I recently came across this blog post written by Lucian Teo, saying that it’s terribly discouraging to work in the public sector these days. It’s a brave post because based on my observation, anti-establishment sentiment is at an all-time high.

In the course of my work, I meet many people from the public sector, from different organisations, and I kinda agree with Lucian – in some ways, it’s harder to work in the public sector than private sector now.

Recently I was at KKH and at the payment counter, there was a man making a loud fuss about something or the other. I don’t know what it was about but he went around calling all the staff stupid. His teenage daughter, who was the patient, was sitting quietly, looking like she wanted to disappear into a hole as her father ranted and railed. As far as I could see, the nurses tried to attend to him while taking the verbal abuse. I was thinking, thank goodness I’m not in the public service cos I would have told him exactly what i thought of him.

There are many public servants who deal with this sort of thing everyday. I’m not saying they’re saints – I’m just saying they do their jobs. And sometimes it can become an extremely unpleasant job. All of us occasionally complain about the people we work with or our customers. But unlike with you and I, if public servants complain about horrible customers, you can bet they’ll get no sympathy. Just a cold “that’s your job”.

I’ve no doubt that if that father at KKH had later gone online to complain about the “useless public hospital staff and the state of public service”, he would have gotten many likes and comments agreeing with him from people who were not present at the scene. It has become fashionable and trendy now to be seen as anti-establishment. Which I’ve written before, is as unthinking as being pro-establishment.

It doesn’t help when online celebrities join in the flame war. The minute they mention something unflattering about a public service experience or person, others will automatically jump in to see who can out-insult the government/public sector/public service officers. Often exaggerated, mindless and mean-spirited.

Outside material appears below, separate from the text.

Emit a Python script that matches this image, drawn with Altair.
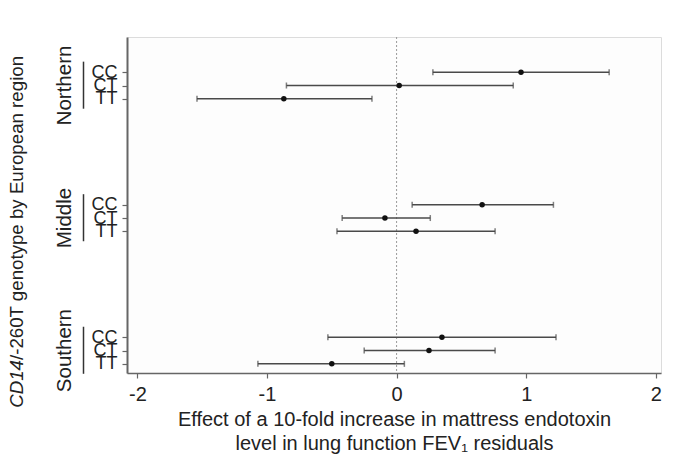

I don’t see how this is any different from bullying. The popular gang picks on someone, that person becomes fair game. Everyone wants in on the action. Bystanders don’t say anything cos it’s uncool to disagree, even if the comments are baseless or wild generalisations. I’m often amazed by how little people are interested in the truth. People will spread a rumour as long as it reinforces what they want to believe. If they happen to be proven wrong later, they will justify or excuse their actions in some other way: “Oh, it’s because I’ve been so frustrated or was shortchanged.” Really? It’s okay to lash out at others just because we’re unhappy? Funny, I don’t think we’ll feel that way if we’re at the receiving end. I’m sure that KKH father was very frustrated, maybe even with cause. Still, it didn’t give him the right to behave that way.

There are many public sector services that I find excellent, especially in e-services. Applying for utilities or a passport, for example. Very fast and easy. In most other countries, you queue for hours, deal with bored and surly officers, and wait for weeks. Like most folks, I dislike filing taxes but I have to admit the tax e-filing is very convenient and hassle-free.

I frequently interview doctors and healthcare professionals at SGH as part of my work. Their schedules are packed and if they’re senior staff, they’re often roped in to several committees, while having to juggle clinic duty, research and teaching. Once, I interviewed a senior doctor whose clinic duty load was so heavy that he didn’t have time for lunch. Still, he made time for me at 4pm and answered my questions graciously, while wolfing down a cold sandwich. And I almost always leave the interviews with a deep sense of appreciation for these people who can have a much cushier life in the private sector and earn a heck of a lot more, but stay because they have a heart for service.

Is the public sector perfect? Of course not and that’s not the point because nothing ever is. But the public sector is not an impassive, monochromatic institution. It is made up of many, many individuals (136,000 from what I know) with a wide spectrum of personalities and life goals. Are there disenchanted, dishonest and disengaged public servants? Of course. I sometimes come into contact with them. But just like in any other sector or company, there are also hardworking, big-hearted people who want to serve even as they try to earn a living. And no, I don’t believe these are the exceptions.

So while I’m not advocating that we put the public sector on a pedestal, I would like to see that we treat people, no matter who they are and where they work, with a little more kindness. Because this institution that we belittle so carelessly and easily, either online or in person, is not a faceless, concrete mass. It is made up of people – every single one of them with thoughts and feelings. Maybe you’ve had a bad experience in one area or with one person. That’s no cause to dismiss the entire public sector and the many good people in it.

To the public servants who do their best because they want to serve, we don’t often say this enough but thank you for doing what you do.